Norbert and Theresa Goebel, at 85 and 80 years old, are also still keeping busy, taking care of their 58 cows.
Theresa Goebel wakes up at 4 every morning, walks across ice and snow to drag a red-metal wagon loaded with buckets of feed to the barn and feeds her massive and beautiful Holstein cows.
To explain her extraordinary lifestyle, she said simply, “We are dairy people. That is what we do.”
She and her husband have spent the last six decades as living proof that working with the cows and consuming their products does little harm, contrary to the advice that high-cholesterol dairy products should be avoided.
Theresa Goebel has been feeding cows since she and Norbert got married in 1939, and in a very real way time stands still on the Goebel farm.
“We keep our own time here. You have to for the cows,” said Norbert Goebel, explaining why when the rest of the world changes an hour for daylight savings time, the farm does not. Although the technology on their farm is as modern as they can afford, little else seems to have changed since Norbert bought the farm in a Depression foreclosure sale.

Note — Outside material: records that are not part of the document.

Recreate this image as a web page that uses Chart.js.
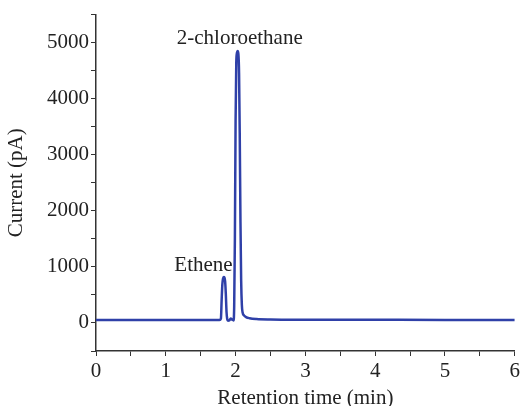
<!DOCTYPE html>
<html>
<head>
<meta charset="utf-8">
<script src="https://cdn.jsdelivr.net/npm/chart.js@4"></script>
<style>
  html, body { margin: 0; padding: 0; background: #fff; }
  #wrap { width: 523px; height: 406px; }
</style>
</head>
<body>
<div id="wrap"><canvas id="gcChart"></canvas></div>
<script>
// retention time (min) and detector current (pA)
const times = [0, 0.5, 1.0, 1.5, 1.77, 1.79, 1.80, 1.81, 1.82, 1.83, 1.84, 1.85, 1.86, 1.87, 1.88, 1.89,
  1.91, 1.93, 1.95, 1.97, 1.98, 1.99, 2.00, 2.01, 2.02, 2.03, 2.04, 2.05, 2.06, 2.07, 2.08,
  2.09, 2.10, 2.12, 2.15, 2.2, 2.3, 2.5, 3.0, 4.0, 5.0, 6.0];
const current = [55, 55, 55, 55, 55, 80, 400, 680, 790, 820, 810, 740, 520, 200, 70, 40,
  45, 80, 60, 45, 300, 1500, 3600, 4650, 4820, 4850, 4800, 4450, 3300, 1800, 750,
  320, 190, 135, 105, 85, 70, 62, 58, 56, 55, 55];

const peakNames = ['2-chloroethane', 'Ethene'];
const peakLabelX = [2.06, 1.54];
const peakLabelY = [4980, 930];

const ink = '#333333';
const serif = '"Liberation Serif", "DejaVu Serif", serif';

const peakLabels = {
  id: 'peakLabels',
  afterDatasetsDraw(chart) {
    const { ctx, scales } = chart;
    ctx.save();
    ctx.fillStyle = '#222';
    ctx.font = '21px ' + serif;
    ctx.textAlign = 'center';
    ctx.textBaseline = 'alphabetic';
    peakNames.forEach((name, i) => {
      ctx.fillText(name, scales.x.getPixelForValue(peakLabelX[i]), scales.y.getPixelForValue(peakLabelY[i]));
    });
    ctx.restore();
  }
};

new Chart(document.getElementById('gcChart'), {
  type: 'scatter',
  data: {
    datasets: [{
      data: times.map((t, i) => ({ x: t, y: current[i] })),
      showLine: true,
      borderColor: '#2f40a8',
      borderWidth: 2.5,
      pointRadius: 0,
      cubicInterpolationMode: 'monotone'
    }]
  },
  options: {
    responsive: true,
    maintainAspectRatio: false,
    animation: false,
    layout: { padding: { top: 13, right: 5, left: 0, bottom: 0 } },
    plugins: { legend: { display: false }, tooltip: { enabled: false } },
    scales: {
      x: {
        type: 'linear',
        min: 0, max: 6,
        ticks: {
          stepSize: 0.5,
          autoSkip: false,
          color: '#222',
          font: { family: serif, size: 21 },
          padding: 3,
          maxRotation: 0,
          callback: v => Number.isInteger(v) ? v : ''
        },
        grid: { drawOnChartArea: false, color: ink, tickLength: 5, tickColor: ink },
        border: { color: ink, width: 1.5 },
        title: { display: true, text: 'Retention time (min)', color: '#222', font: { family: serif, size: 21 }, padding: { top: 3, bottom: -5 } },
        afterFit: s => { s.height = 55; }
      },
      y: {
        min: -500, max: 5500,
        ticks: {
          stepSize: 500,
          autoSkip: false,
          color: '#222',
          font: { family: serif, size: 21 },
          padding: 2,
          callback: v => v % 1000 === 0 ? v : ''
        },
        grid: { drawOnChartArea: false, color: ink, tickLength: 5, tickColor: ink },
        border: { color: ink, width: 1.5 },
        title: { display: true, text: 'Current (pA)', color: '#222', font: { family: serif, size: 21 }, padding: { bottom: 4 } },
        afterFit: s => { s.width = 96; }
      }
    }
  },
  plugins: [peakLabels]
});
</script>
</body>
</html>
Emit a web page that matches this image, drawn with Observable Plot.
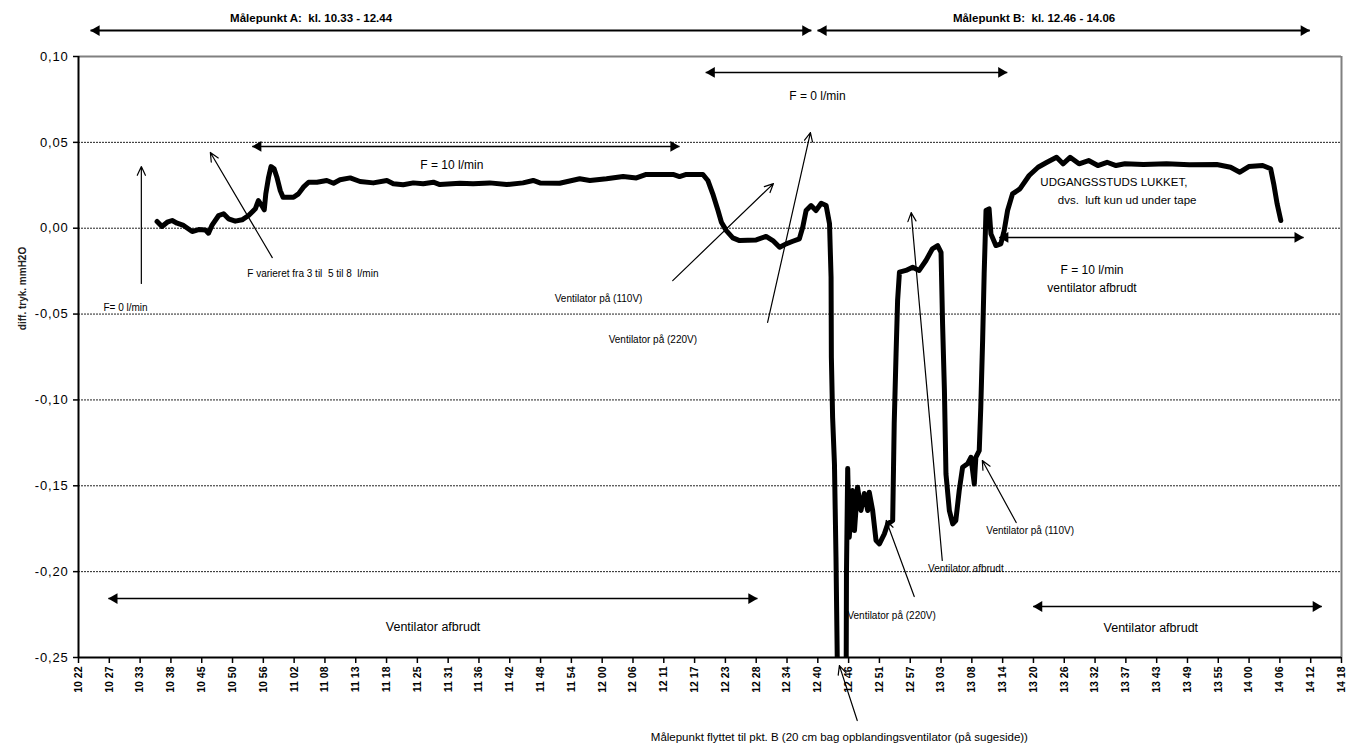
<!DOCTYPE html>
<html><head><meta charset="utf-8">
<script src="https://cdn.jsdelivr.net/npm/d3@7"></script>
<script src="https://cdn.jsdelivr.net/npm/@observablehq/plot@0.6"></script>
<style>html,body{margin:0;padding:0;background:#fff;}
g[aria-label="y-axis tick label"] text{letter-spacing:0.8px;}
</style>
</head><body><div id="chart"></div>
<script>
// Category tick labels (Excel category axis, one tick every N samples)
const xLabels = ["10 22","10 27","10 33","10 38","10 45","10 50","10 56","11 02","11 08","11 13","11 18","11 25","11 31","11 36","11 42","11 48","11 54","12 00","12 06","12 11","12 17","12 23","12 28","12 34","12 40","12 46","12 51","12 57","13 03","13 08","13 14","13 20","13 26","13 32","13 37","13 43","13 49","13 55","14 00","14 06","14 12","14 18"];
const yTicks = [-0.25,-0.2,-0.15,-0.1,-0.05,0,0.05,0.1];
const gridValues = [-0.2,-0.15,-0.1,-0.05,0,0.05];

// Series: position along the category axis (in tick units) and diff. pressure (mmH2O)
const seriesX = [2.55,2.71,2.88,3.04,3.20,3.41,3.69,3.90,4.12,4.22,4.33,4.55,4.71,4.87,5.09,5.31,5.52,5.74,5.84,5.95,6.03,6.08,6.17,6.25,6.35,6.44,6.55,6.64,6.98,7.14,7.30,7.47,7.74,8.06,8.28,8.49,8.82,9.14,9.57,10.01,10.22,10.54,10.87,11.19,11.52,11.73,12.38,12.81,13.35,13.90,14.43,14.76,14.98,15.62,16.27,16.60,17.14,17.68,18.11,18.43,18.87,19.30,19.51,19.73,20.27,20.43,20.59,20.76,20.87,21.03,21.24,21.46,22.00,22.32,22.54,22.76,22.97,23.19,23.40,23.51,23.62,23.78,23.94,24.11,24.27,24.38,24.43,24.44,24.48,24.54,24.59,24.64,24.92,24.93,24.97,25.02,25.13,25.19,25.29,25.40,25.51,25.62,25.67,25.78,25.89,26.00,26.16,26.27,26.43,26.48,26.54,26.59,26.65,26.86,27.08,27.29,27.51,27.72,27.89,28.00,28.05,28.11,28.16,28.27,28.38,28.48,28.59,28.70,28.86,28.97,29.08,29.13,29.24,29.29,29.35,29.40,29.46,29.56,29.62,29.78,29.94,30.05,30.16,30.32,30.56,30.86,31.15,31.44,31.75,31.96,32.19,32.48,32.79,33.09,33.39,33.68,33.97,34.57,35.32,36.06,36.95,37.40,37.70,37.99,38.44,38.70,38.80,38.91,39.03];
const seriesY = [0.0039,0.0010,0.0035,0.0045,0.0029,0.0016,-0.0019,-0.0008,-0.0010,-0.0029,0.0016,0.0074,0.0084,0.0055,0.0041,0.0049,0.0074,0.0113,0.0161,0.0132,0.0107,0.0200,0.0297,0.0359,0.0346,0.0297,0.0219,0.0180,0.0180,0.0200,0.0239,0.0268,0.0268,0.0278,0.0262,0.0282,0.0293,0.0272,0.0264,0.0278,0.0259,0.0253,0.0264,0.0259,0.0268,0.0254,0.0262,0.0259,0.0264,0.0254,0.0264,0.0278,0.0264,0.0262,0.0288,0.0278,0.0288,0.0301,0.0293,0.0313,0.0313,0.0313,0.0301,0.0313,0.0313,0.0278,0.0200,0.0103,0.0035,-0.0014,-0.0056,-0.0072,-0.0068,-0.0048,-0.0072,-0.0111,-0.0091,-0.0076,-0.0062,0.0006,0.0103,0.0132,0.0103,0.0145,0.0132,0.0026,-0.0285,-0.0751,-0.1101,-0.1372,-0.1916,-0.2634,-0.2634,-0.2011,-0.1400,-0.1800,-0.1528,-0.1761,-0.1508,-0.1644,-0.1545,-0.1644,-0.1538,-0.1644,-0.1819,-0.1838,-0.1780,-0.1722,-0.1702,-0.1139,-0.0732,-0.0421,-0.0256,-0.0246,-0.0227,-0.0246,-0.0188,-0.0120,-0.0101,-0.0140,-0.0557,-0.0945,-0.1431,-0.1644,-0.1722,-0.1702,-0.1528,-0.1392,-0.1372,-0.1334,-0.1489,-0.1334,-0.1295,-0.1043,-0.0654,-0.0266,0.0103,0.0113,-0.0033,-0.0101,-0.0091,-0.0014,0.0103,0.0200,0.0229,0.0307,0.0355,0.0384,0.0413,0.0375,0.0413,0.0375,0.0394,0.0365,0.0384,0.0365,0.0375,0.0371,0.0375,0.0369,0.0371,0.0355,0.0326,0.0359,0.0365,0.0346,0.0258,0.0142,0.0045];

// Annotations (data units)
const doubleArrows = [
  {x1:0.39, x2:23.79, y:0.1151, w:2},
  {x1:23.99, x2:39.97, y:0.1151, w:2},
  {x1:20.36, x2:30.15, y:0.0907, w:1.5},
  {x1:5.64, x2:19.51, y:0.0476, w:1.5},
  {x1:0.97, x2:22.04, y:-0.2157, w:1.5},
  {x1:30.99, x2:40.36, y:-0.2203, w:1.5},
  {x1:29.89, x2:39.77, y:-0.0054, w:1.5}
];
const singleArrows = [
  {x1:2.04, y1:-0.0322, x2:2.04, y2:0.0359},
  {x1:6.29, y1:-0.0171, x2:4.28, y2:0.0441},
  {x1:19.29, y1:-0.0305, x2:22.56, y2:0.0260},
  {x1:22.37, y1:-0.0549, x2:23.76, y2:0.0557},
  {x1:27.13, y1:-0.2145, x2:26.22, y2:-0.1702},
  {x1:28.04, y1:-0.1935, x2:27.03, y2:0.0091},
  {x1:30.44, y1:-0.1714, x2:29.34, y2:-0.1353},
  {x1:25.28, y1:-0.2867, x2:24.70, y2:-0.2547}
];
const titleLabels = [
  {x:7.55, y:0.1221, text:"Målepunkt A:  kl. 10.33 - 12.44"},
  {x:31.02, y:0.1221, text:"Målepunkt B:  kl. 12.46 - 14.06"}
];
const centerLabels = [
  {x:23.99, y:0.0767, text:"F = 0 l/min", size:12},
  {x:12.12, y:0.0365, text:"F = 10 l/min", size:12},
  {x:33.61, y:0.0266, text:"UDGANGSSTUDS LUKKET,", size:11.5},
  {x:34.04, y:0.0161, text:"dvs.  luft kun ud under tape", size:11.5},
  {x:32.90, y:-0.0246, text:"F = 10 l/min", size:12},
  {x:32.90, y:-0.0351, text:"ventilator afbrudt", size:12},
  {x:11.51, y:-0.2320, text:"Ventilator afbrudt", size:12.5},
  {x:34.81, y:-0.2326, text:"Ventilator afbrudt", size:12.5},
  {x:24.70, y:-0.2966, text:"Målepunkt flyttet til pkt. B (20 cm bag opblandingsventilator (på sugeside))", size:11.5}
];
const startLabels = [
  {x:0.81, y:-0.0462, text:"F= 0 l/min"},
  {x:5.48, y:-0.0264, text:"F varieret fra 3 til  5 til 8  l/min"},
  {x:15.46, y:-0.0410, text:"Ventilator på (110V)"},
  {x:17.21, y:-0.0648, text:"Ventilator på (220V)"},
  {x:24.96, y:-0.2256, text:"Ventilator på (220V)"},
  {x:27.58, y:-0.1982, text:"Ventilator afbrudt"},
  {x:29.47, y:-0.1761, text:"Ventilator på (110V)"}
];
const yTitle = "diff. tryk. mmH2O";

const data = seriesX.map((x, i) => ({x, y: seriesY[i]}));
const fmtY = d => (d < 0 ? "-" : "") + Math.abs(d).toFixed(2).replace(".", ",");

const chart = Plot.plot({
  width: 1359, height: 747,
  marginLeft: 78, marginRight: 18, marginTop: 56, marginBottom: 90,
  x: {domain: [0, 41], axis: null},
  y: {domain: [-0.25, 0.1], axis: null},
  style: {fontFamily: "'Liberation Sans', Arial, sans-serif", background: "#fff", overflow: "visible", color: "#000"},
  marks: [
    Plot.ruleY(gridValues, {stroke: "#222", strokeWidth: 1, strokeDasharray: "2,1"}),
    Plot.ruleY([0.1], {stroke: "#808080", strokeWidth: 2}),
    Plot.ruleX([41], {stroke: "#808080", strokeWidth: 2}),
    Plot.line(data, {x: "x", y: "y", stroke: "#000", strokeWidth: 5, strokeLinejoin: "round", clip: true}),
    Plot.ruleX([0], {stroke: "#000", strokeWidth: 2}),
    Plot.ruleY([-0.25], {stroke: "#000", strokeWidth: 2}),
    Plot.axisY({ticks: yTicks, tickFormat: fmtY, tickSize: 5, tickPadding: 5, fontSize: 13, strokeWidth: 1.5}),
    Plot.axisX({ticks: d3.range(42), tickFormat: i => xLabels[i], tickRotate: -90, tickSize: 6, tickPadding: 3, fontSize: 10.5, fontWeight: "bold", strokeWidth: 1.5}),
    Plot.text([yTitle], {x: -1.815, y: -0.0351, text: d => d, rotate: -90, fontSize: 10, fontWeight: "bold", fill: "#222"}),
    Plot.link(doubleArrows, {x1: "x1", x2: "x2", y1: "y", y2: "y", stroke: "#000", strokeWidth: "w"}),
    Plot.dot(doubleArrows, {x: "x1", y: "y", symbol: "triangle", r: 4, rotate: -90, dx: 6, fill: "#000", stroke: "none"}),
    Plot.dot(doubleArrows, {x: "x2", y: "y", symbol: "triangle", r: 4, rotate: 90, dx: -6, fill: "#000", stroke: "none"}),
    Plot.arrow(singleArrows, {x1: "x1", y1: "y1", x2: "x2", y2: "y2", stroke: "#000", strokeWidth: 1.2, headLength: 12, headAngle: 50}),
    Plot.text(titleLabels, {x: "x", y: "y", text: "text", fontSize: 11.5, fontWeight: "bold"}),
    Plot.text(centerLabels, {x: "x", y: "y", text: "text", fontSize: "size"}),
    Plot.text(startLabels, {x: "x", y: "y", text: "text", fontSize: 10, textAnchor: "start"})
  ]
});
document.getElementById("chart").appendChild(chart);
</script>
</body></html>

Their house would fit well in a sepia photo from the turn of the century, and their attitudes were passed down through generations. Ask another farmer for directions to the Goebels’, and they will come peppered with landmarks like “turn left onto the tar road,” and “look for the blue silo.”
Such antiquated, demanding and isolated lives may seem contrary to the modern precepts of healthy living, but the Goebels’ reliance on each other, for entertainment and companionship, and their cows’ reliance on them help keep them active and healthy.
Stearns County is also home to another kind of family strength and another tradition of longevity. St. Cloud boasts two retirement homes for nuns from the Benedictine order.
Many of the nuns living in St. Rayfields and St. Scholastica Convents, the two retirement centers, were born and raised in Stearns Country and also believe that busy lives and religious belief have kept them alive.
Sister Cecile Gertken, 96, a resident of St. Scholastica, summed up the Stearns County experience well.
“I was born in a log cabin, and I’ve worked hard but I have had a calm dedicated life,” she said. “I have always cared for people and in return, I am now well cared for.”